▸ SHORT EXERCISE
Restate each line of the listing exactly, without carrying over any pictures.

Records with drawing code
=======

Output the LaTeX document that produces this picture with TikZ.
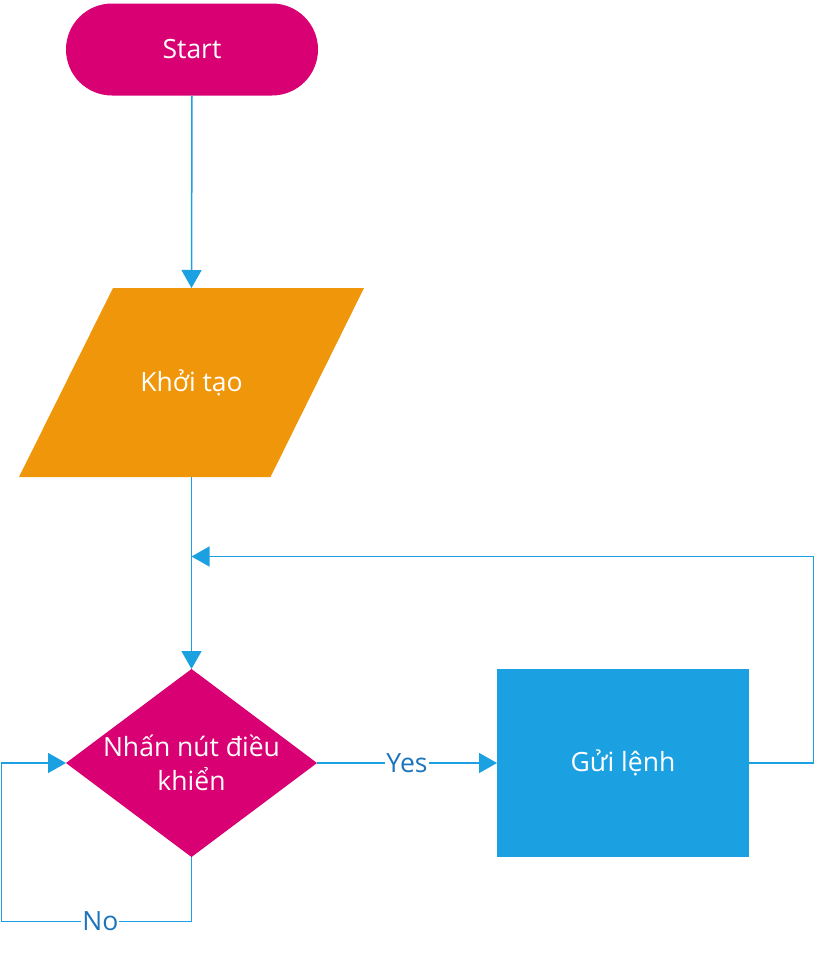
\documentclass[tikz,border=0pt]{standalone}
\usepackage{fontspec}
\setmainfont{Open Sans}
\usetikzlibrary{shapes.geometric,arrows.meta,positioning}
\definecolor{magentaC}{HTML}{D80073}
\definecolor{orangeC}{HTML}{F0960A}
\definecolor{blueC}{HTML}{1BA1E2}
\definecolor{labelC}{HTML}{1C75BC}
\tikzset{
  basefont/.style={font=\fontsize{26.5}{34}\selectfont},
  terminal/.style={basefont, rectangle, rounded corners=46pt, fill=magentaC, text=white,
    minimum width=252pt, minimum height=92pt, inner sep=0pt, outer sep=0pt},
  io/.style={basefont, rectangle, text=white,
    minimum width=345pt, minimum height=189pt, inner sep=0pt, outer sep=0pt},
  decision/.style={diamond, fill=magentaC, minimum width=251pt, minimum height=188pt,
    inner sep=0pt, outer sep=0pt},
  inner/.style={basefont, text=white, align=center, inner sep=0pt},
  process/.style={basefont, rectangle, fill=blueC, text=white,
    minimum width=252pt, minimum height=188pt, inner sep=0pt, outer sep=0pt},
  conn/.style={draw=blueC, line width=1.5pt, -{Triangle[length=18pt,width=20pt]}},
  lbl/.style={basefont, text=labelC, fill=white, inner sep=1pt}
}
\begin{document}
\begin{tikzpicture}[x=1pt,y=1pt]
\useasboundingbox (0,0) rectangle (815,-953);
\node[terminal] (start) at (192,-49.5) {Start};
\fill[orangeC] (113,-288) -- (364,-288) -- (270.5,-477) -- (19,-477) -- cycle;
\node[io] (init) at (191.5,-382.5) {Khởi tạo};
\node[decision] (dec) at (191.5,-763) {};
\node[inner] (dectext) at (191.5,-763) {Nhấn nút điều\\khiển};
\node[process] (send) at (623,-763) {Gửi lệnh};
\coordinate (fbR) at (813.5,-556.5);
\coordinate (noL) at (1.5,-921.5);
\draw[conn] (start.south) -- (init.north);
\draw[conn] (init.south) -- (dec.north);
\draw[conn] (dec.east) -- node[lbl] {Yes} (send.west);
\draw[conn] (send.east) -| (fbR) -- (fbR -| dec.north);
\draw[conn] (dec.south) |- node[lbl, pos=0.74] {No} (noL) |- (dec.west);
\end{tikzpicture}
\end{document}
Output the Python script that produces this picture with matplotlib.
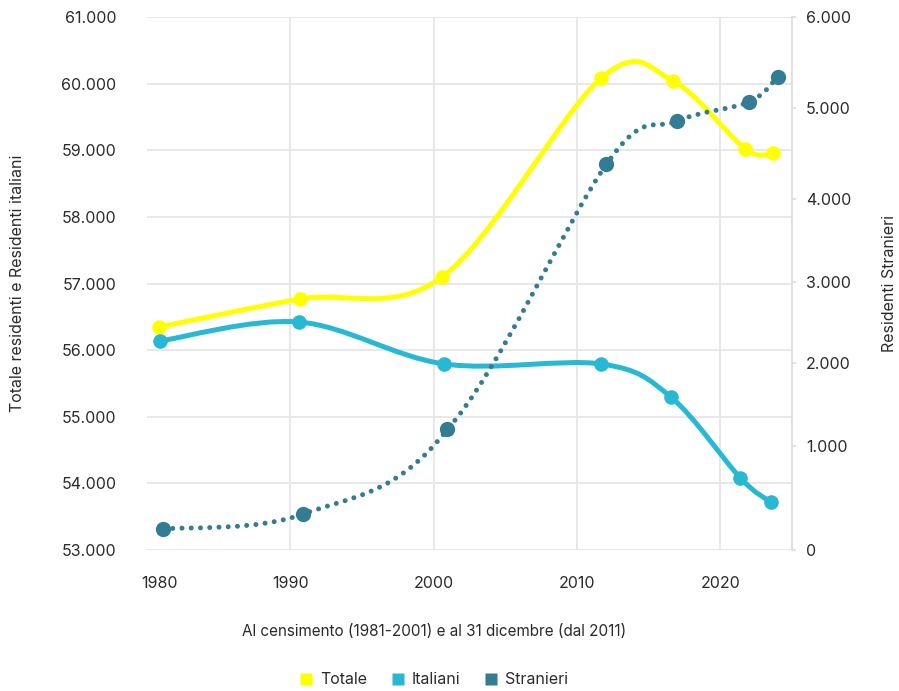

=======

▸ SOLVED EXERCISE
Output the LaTeX document that produces this picture with TikZ.
\documentclass[tikz,border=0pt]{standalone}
\usepackage{fontspec}
\setmainfont{Open Sans}
\usetikzlibrary{shapes.geometric,arrows.meta,positioning}
\definecolor{magentaC}{HTML}{D80073}
\definecolor{orangeC}{HTML}{F0960A}
\definecolor{blueC}{HTML}{1BA1E2}
\definecolor{labelC}{HTML}{1C75BC}
\tikzset{
  basefont/.style={font=\fontsize{26.5}{34}\selectfont},
  terminal/.style={basefont, rectangle, rounded corners=46pt, fill=magentaC, text=white,
    minimum width=252pt, minimum height=92pt, inner sep=0pt, outer sep=0pt},
  io/.style={basefont, rectangle, text=white,
    minimum width=345pt, minimum height=189pt, inner sep=0pt, outer sep=0pt},
  decision/.style={diamond, fill=magentaC, minimum width=251pt, minimum height=188pt,
    inner sep=0pt, outer sep=0pt},
  inner/.style={basefont, text=white, align=center, inner sep=0pt},
  process/.style={basefont, rectangle, fill=blueC, text=white,
    minimum width=252pt, minimum height=188pt, inner sep=0pt, outer sep=0pt},
  conn/.style={draw=blueC, line width=1.5pt, -{Triangle[length=18pt,width=20pt]}},
  lbl/.style={basefont, text=labelC, fill=white, inner sep=1pt}
}
\begin{document}
\begin{tikzpicture}[x=1pt,y=1pt]
\useasboundingbox (0,0) rectangle (815,-953);
\node[terminal] (start) at (192,-49.5) {Start};
\fill[orangeC] (113,-288) -- (364,-288) -- (270.5,-477) -- (19,-477) -- cycle;
\node[io] (init) at (191.5,-382.5) {Khởi tạo};
\node[decision] (dec) at (191.5,-763) {};
\node[inner] (dectext) at (191.5,-763) {Nhấn nút điều\\khiển};
\node[process] (send) at (623,-763) {Gửi lệnh};
\coordinate (fbR) at (813.5,-556.5);
\coordinate (noL) at (1.5,-921.5);
\draw[conn] (start.south) -- (init.north);
\draw[conn] (init.south) -- (dec.north);
\draw[conn] (dec.east) -- node[lbl] {Yes} (send.west);
\draw[conn] (send.east) -| (fbR) -- (fbR -| dec.north);
\draw[conn] (dec.south) |- node[lbl, pos=0.74] {No} (noL) |- (dec.west);
\end{tikzpicture}
\end{document}
Output the Python script that produces this picture with matplotlib.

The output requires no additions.